[Start Data provided]

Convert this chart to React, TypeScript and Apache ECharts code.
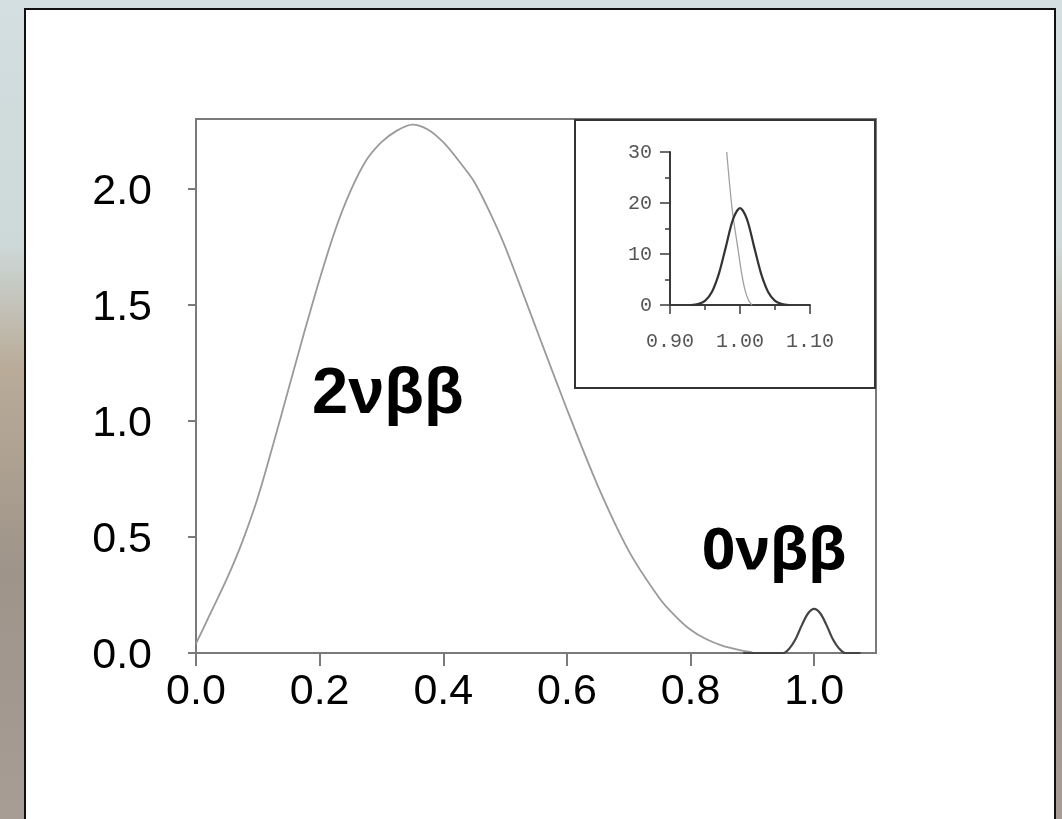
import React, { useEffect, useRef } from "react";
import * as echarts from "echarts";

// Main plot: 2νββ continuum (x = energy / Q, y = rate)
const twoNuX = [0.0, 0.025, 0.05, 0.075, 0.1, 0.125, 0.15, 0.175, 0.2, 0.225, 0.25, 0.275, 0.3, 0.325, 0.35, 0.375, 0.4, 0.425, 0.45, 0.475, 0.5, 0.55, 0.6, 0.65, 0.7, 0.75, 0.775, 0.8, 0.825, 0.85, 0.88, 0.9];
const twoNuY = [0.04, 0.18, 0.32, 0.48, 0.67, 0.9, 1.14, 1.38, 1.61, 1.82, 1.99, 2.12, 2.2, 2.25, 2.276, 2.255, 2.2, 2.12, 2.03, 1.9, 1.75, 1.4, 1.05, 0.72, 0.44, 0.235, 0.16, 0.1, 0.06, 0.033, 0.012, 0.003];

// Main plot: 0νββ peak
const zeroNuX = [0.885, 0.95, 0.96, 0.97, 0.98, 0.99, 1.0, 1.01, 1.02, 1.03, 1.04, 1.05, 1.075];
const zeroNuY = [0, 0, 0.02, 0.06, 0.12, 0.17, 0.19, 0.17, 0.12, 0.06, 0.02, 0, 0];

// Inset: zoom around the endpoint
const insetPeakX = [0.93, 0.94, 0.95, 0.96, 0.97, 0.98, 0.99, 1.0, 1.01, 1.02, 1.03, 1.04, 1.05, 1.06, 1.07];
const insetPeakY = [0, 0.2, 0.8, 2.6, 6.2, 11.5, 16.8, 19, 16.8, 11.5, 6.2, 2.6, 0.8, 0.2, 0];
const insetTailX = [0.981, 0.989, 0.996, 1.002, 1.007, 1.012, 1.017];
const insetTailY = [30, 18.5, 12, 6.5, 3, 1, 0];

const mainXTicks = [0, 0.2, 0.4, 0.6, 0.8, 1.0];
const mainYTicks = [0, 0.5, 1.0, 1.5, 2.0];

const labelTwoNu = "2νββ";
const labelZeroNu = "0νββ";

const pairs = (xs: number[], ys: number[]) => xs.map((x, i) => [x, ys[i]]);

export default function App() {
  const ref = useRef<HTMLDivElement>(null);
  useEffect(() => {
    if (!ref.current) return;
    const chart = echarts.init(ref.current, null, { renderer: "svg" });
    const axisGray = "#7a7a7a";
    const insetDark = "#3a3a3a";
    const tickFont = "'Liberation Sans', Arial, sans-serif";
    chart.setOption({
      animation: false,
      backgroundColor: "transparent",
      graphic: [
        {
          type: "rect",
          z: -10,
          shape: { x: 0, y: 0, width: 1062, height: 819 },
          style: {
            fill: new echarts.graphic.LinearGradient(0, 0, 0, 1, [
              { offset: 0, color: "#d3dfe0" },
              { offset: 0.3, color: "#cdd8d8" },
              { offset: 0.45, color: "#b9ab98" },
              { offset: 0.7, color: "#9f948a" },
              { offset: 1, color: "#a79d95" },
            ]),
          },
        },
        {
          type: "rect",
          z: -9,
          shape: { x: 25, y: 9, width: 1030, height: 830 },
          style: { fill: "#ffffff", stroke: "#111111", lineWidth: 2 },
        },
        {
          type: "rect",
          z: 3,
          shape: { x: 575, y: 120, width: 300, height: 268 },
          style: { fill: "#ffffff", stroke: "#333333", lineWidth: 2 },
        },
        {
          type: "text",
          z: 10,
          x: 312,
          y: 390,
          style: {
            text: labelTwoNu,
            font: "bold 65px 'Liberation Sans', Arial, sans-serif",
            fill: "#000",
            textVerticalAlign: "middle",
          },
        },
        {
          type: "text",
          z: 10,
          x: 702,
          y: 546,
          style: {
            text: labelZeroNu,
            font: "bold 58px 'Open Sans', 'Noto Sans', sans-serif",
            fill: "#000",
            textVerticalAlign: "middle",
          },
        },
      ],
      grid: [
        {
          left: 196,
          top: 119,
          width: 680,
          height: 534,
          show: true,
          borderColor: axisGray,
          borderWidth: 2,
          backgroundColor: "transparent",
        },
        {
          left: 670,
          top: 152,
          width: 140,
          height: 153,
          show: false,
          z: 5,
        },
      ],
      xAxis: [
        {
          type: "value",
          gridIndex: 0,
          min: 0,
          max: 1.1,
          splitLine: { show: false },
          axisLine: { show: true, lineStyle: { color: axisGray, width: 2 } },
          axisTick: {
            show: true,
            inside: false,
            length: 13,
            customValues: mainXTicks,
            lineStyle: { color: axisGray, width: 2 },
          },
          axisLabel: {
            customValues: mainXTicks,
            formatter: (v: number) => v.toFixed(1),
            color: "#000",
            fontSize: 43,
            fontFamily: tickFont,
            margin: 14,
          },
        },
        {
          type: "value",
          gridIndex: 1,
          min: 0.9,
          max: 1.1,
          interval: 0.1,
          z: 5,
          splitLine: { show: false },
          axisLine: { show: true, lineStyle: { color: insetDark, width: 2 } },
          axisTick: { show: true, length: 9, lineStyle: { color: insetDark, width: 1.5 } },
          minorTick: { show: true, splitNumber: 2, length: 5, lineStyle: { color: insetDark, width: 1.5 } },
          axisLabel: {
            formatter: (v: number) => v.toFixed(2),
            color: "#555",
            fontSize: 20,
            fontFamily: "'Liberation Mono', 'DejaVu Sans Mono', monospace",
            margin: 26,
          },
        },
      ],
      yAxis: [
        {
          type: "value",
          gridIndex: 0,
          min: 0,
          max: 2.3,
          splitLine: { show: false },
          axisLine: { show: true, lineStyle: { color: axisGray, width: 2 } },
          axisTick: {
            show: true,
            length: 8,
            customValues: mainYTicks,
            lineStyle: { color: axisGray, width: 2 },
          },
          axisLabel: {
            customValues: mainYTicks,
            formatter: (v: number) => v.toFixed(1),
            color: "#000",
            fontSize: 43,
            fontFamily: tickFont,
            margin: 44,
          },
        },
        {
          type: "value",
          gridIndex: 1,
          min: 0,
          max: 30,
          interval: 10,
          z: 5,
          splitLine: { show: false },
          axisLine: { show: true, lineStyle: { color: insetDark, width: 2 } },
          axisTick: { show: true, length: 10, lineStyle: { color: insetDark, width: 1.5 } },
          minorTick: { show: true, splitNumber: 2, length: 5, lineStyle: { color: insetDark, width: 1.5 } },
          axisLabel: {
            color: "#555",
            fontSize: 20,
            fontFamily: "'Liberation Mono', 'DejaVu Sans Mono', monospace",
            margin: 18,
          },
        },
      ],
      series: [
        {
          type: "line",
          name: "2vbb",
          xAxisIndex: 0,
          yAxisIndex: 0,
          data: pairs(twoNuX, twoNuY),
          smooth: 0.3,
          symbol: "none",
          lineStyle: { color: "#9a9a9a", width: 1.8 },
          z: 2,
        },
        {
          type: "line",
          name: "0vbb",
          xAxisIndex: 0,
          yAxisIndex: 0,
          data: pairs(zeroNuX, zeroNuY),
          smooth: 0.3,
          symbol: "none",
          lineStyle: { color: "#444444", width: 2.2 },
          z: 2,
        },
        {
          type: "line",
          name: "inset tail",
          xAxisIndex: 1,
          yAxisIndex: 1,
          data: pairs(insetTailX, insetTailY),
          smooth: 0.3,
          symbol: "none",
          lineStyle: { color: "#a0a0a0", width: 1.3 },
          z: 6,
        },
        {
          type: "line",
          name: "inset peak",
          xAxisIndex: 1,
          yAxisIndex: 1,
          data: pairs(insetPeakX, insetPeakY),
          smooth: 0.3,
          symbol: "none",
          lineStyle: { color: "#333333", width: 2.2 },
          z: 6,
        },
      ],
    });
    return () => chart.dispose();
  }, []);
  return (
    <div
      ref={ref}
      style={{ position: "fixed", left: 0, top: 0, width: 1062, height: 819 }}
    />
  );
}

[End Data provided]

— Task to carry out —
Write out the full set of lines verbatim, without the pictures.

— Response to this exercise —
Convert this chart to React, TypeScript and Apache ECharts code.
import React, { useEffect, useRef } from "react";
import * as echarts from "echarts";

// Main plot: 2νββ continuum (x = energy / Q, y = rate)
const twoNuX = [0.0, 0.025, 0.05, 0.075, 0.1, 0.125, 0.15, 0.175, 0.2, 0.225, 0.25, 0.275, 0.3, 0.325, 0.35, 0.375, 0.4, 0.425, 0.45, 0.475, 0.5, 0.55, 0.6, 0.65, 0.7, 0.75, 0.775, 0.8, 0.825, 0.85, 0.88, 0.9];
const twoNuY = [0.04, 0.18, 0.32, 0.48, 0.67, 0.9, 1.14, 1.38, 1.61, 1.82, 1.99, 2.12, 2.2, 2.25, 2.276, 2.255, 2.2, 2.12, 2.03, 1.9, 1.75, 1.4, 1.05, 0.72, 0.44, 0.235, 0.16, 0.1, 0.06, 0.033, 0.012, 0.003];

// Main plot: 0νββ peak
const zeroNuX = [0.885, 0.95, 0.96, 0.97, 0.98, 0.99, 1.0, 1.01, 1.02, 1.03, 1.04, 1.05, 1.075];
const zeroNuY = [0, 0, 0.02, 0.06, 0.12, 0.17, 0.19, 0.17, 0.12, 0.06, 0.02, 0, 0];

// Inset: zoom around the endpoint
const insetPeakX = [0.93, 0.94, 0.95, 0.96, 0.97, 0.98, 0.99, 1.0, 1.01, 1.02, 1.03, 1.04, 1.05, 1.06, 1.07];
const insetPeakY = [0, 0.2, 0.8, 2.6, 6.2, 11.5, 16.8, 19, 16.8, 11.5, 6.2, 2.6, 0.8, 0.2, 0];
const insetTailX = [0.981, 0.989, 0.996, 1.002, 1.007, 1.012, 1.017];
const insetTailY = [30, 18.5, 12, 6.5, 3, 1, 0];

const mainXTicks = [0, 0.2, 0.4, 0.6, 0.8, 1.0];
const mainYTicks = [0, 0.5, 1.0, 1.5, 2.0];

const labelTwoNu = "2νββ";
const labelZeroNu = "0νββ";

const pairs = (xs: number[], ys: number[]) => xs.map((x, i) => [x, ys[i]]);

export default function App() {
  const ref = useRef<HTMLDivElement>(null);
  useEffect(() => {
    if (!ref.current) return;
    const chart = echarts.init(ref.current, null, { renderer: "svg" });
    const axisGray = "#7a7a7a";
    const insetDark = "#3a3a3a";
    const tickFont = "'Liberation Sans', Arial, sans-serif";
    chart.setOption({
      animation: false,
      backgroundColor: "transparent",
      graphic: [
        {
          type: "rect",
          z: -10,
          shape: { x: 0, y: 0, width: 1062, height: 819 },
          style: {
            fill: new echarts.graphic.LinearGradient(0, 0, 0, 1, [
              { offset: 0, color: "#d3dfe0" },
              { offset: 0.3, color: "#cdd8d8" },
              { offset: 0.45, color: "#b9ab98" },
              { offset: 0.7, color: "#9f948a" },
              { offset: 1, color: "#a79d95" },
            ]),
          },
        },
        {
          type: "rect",
          z: -9,
          shape: { x: 25, y: 9, width: 1030, height: 830 },
          style: { fill: "#ffffff", stroke: "#111111", lineWidth: 2 },
        },
        {
          type: "rect",
          z: 3,
          shape: { x: 575, y: 120, width: 300, height: 268 },
          style: { fill: "#ffffff", stroke: "#333333", lineWidth: 2 },
        },
        {
          type: "text",
          z: 10,
          x: 312,
          y: 390,
          style: {
            text: labelTwoNu,
            font: "bold 65px 'Liberation Sans', Arial, sans-serif",
            fill: "#000",
            textVerticalAlign: "middle",
          },
        },
        {
          type: "text",
          z: 10,
          x: 702,
          y: 546,
          style: {
            text: labelZeroNu,
            font: "bold 58px 'Open Sans', 'Noto Sans', sans-serif",
            fill: "#000",
            textVerticalAlign: "middle",
          },
        },
      ],
      grid: [
        {
          left: 196,
          top: 119,
          width: 680,
          height: 534,
          show: true,
          borderColor: axisGray,
          borderWidth: 2,
          backgroundColor: "transparent",
        },
        {
          left: 670,
          top: 152,
          width: 140,
          height: 153,
          show: false,
          z: 5,
        },
      ],
      xAxis: [
        {
          type: "value",
          gridIndex: 0,
          min: 0,
          max: 1.1,
          splitLine: { show: false },
          axisLine: { show: true, lineStyle: { color: axisGray, width: 2 } },
          axisTick: {
            show: true,
            inside: false,
            length: 13,
            customValues: mainXTicks,
            lineStyle: { color: axisGray, width: 2 },
          },
          axisLabel: {
            customValues: mainXTicks,
            formatter: (v: number) => v.toFixed(1),
            color: "#000",
            fontSize: 43,
            fontFamily: tickFont,
            margin: 14,
          },
        },
        {
          type: "value",
          gridIndex: 1,
          min: 0.9,
          max: 1.1,
          interval: 0.1,
          z: 5,
          splitLine: { show: false },
          axisLine: { show: true, lineStyle: { color: insetDark, width: 2 } },
          axisTick: { show: true, length: 9, lineStyle: { color: insetDark, width: 1.5 } },
          minorTick: { show: true, splitNumber: 2, length: 5, lineStyle: { color: insetDark, width: 1.5 } },
          axisLabel: {
            formatter: (v: number) => v.toFixed(2),
            color: "#555",
            fontSize: 20,
            fontFamily: "'Liberation Mono', 'DejaVu Sans Mono', monospace",
            margin: 26,
          },
        },
      ],
      yAxis: [
        {
          type: "value",
          gridIndex: 0,
          min: 0,
          max: 2.3,
          splitLine: { show: false },
          axisLine: { show: true, lineStyle: { color: axisGray, width: 2 } },
          axisTick: {
            show: true,
            length: 8,
            customValues: mainYTicks,
            lineStyle: { color: axisGray, width: 2 },
          },
          axisLabel: {
            customValues: mainYTicks,
            formatter: (v: number) => v.toFixed(1),
            color: "#000",
            fontSize: 43,
            fontFamily: tickFont,
            margin: 44,
          },
        },
        {
          type: "value",
          gridIndex: 1,
          min: 0,
          max: 30,
          interval: 10,
          z: 5,
          splitLine: { show: false },
          axisLine: { show: true, lineStyle: { color: insetDark, width: 2 } },
          axisTick: { show: true, length: 10, lineStyle: { color: insetDark, width: 1.5 } },
          minorTick: { show: true, splitNumber: 2, length: 5, lineStyle: { color: insetDark, width: 1.5 } },
          axisLabel: {
            color: "#555",
            fontSize: 20,
            fontFamily: "'Liberation Mono', 'DejaVu Sans Mono', monospace",
            margin: 18,
          },
        },
      ],
      series: [
        {
          type: "line",
          name: "2vbb",
          xAxisIndex: 0,
          yAxisIndex: 0,
          data: pairs(twoNuX, twoNuY),
          smooth: 0.3,
          symbol: "none",
          lineStyle: { color: "#9a9a9a", width: 1.8 },
          z: 2,
        },
        {
          type: "line",
          name: "0vbb",
          xAxisIndex: 0,
          yAxisIndex: 0,
          data: pairs(zeroNuX, zeroNuY),
          smooth: 0.3,
          symbol: "none",
          lineStyle: { color: "#444444", width: 2.2 },
          z: 2,
        },
        {
          type: "line",
          name: "inset tail",
          xAxisIndex: 1,
          yAxisIndex: 1,
          data: pairs(insetTailX, insetTailY),
          smooth: 0.3,
          symbol: "none",
          lineStyle: { color: "#a0a0a0", width: 1.3 },
          z: 6,
        },
        {
          type: "line",
          name: "inset peak",
          xAxisIndex: 1,
          yAxisIndex: 1,
          data: pairs(insetPeakX, insetPeakY),
          smooth: 0.3,
          symbol: "none",
          lineStyle: { color: "#333333", width: 2.2 },
          z: 6,
        },
      ],
    });
    return () => chart.dispose();
  }, []);
  return (
    <div
      ref={ref}
      style={{ position: "fixed", left: 0, top: 0, width: 1062, height: 819 }}
    />
  );
}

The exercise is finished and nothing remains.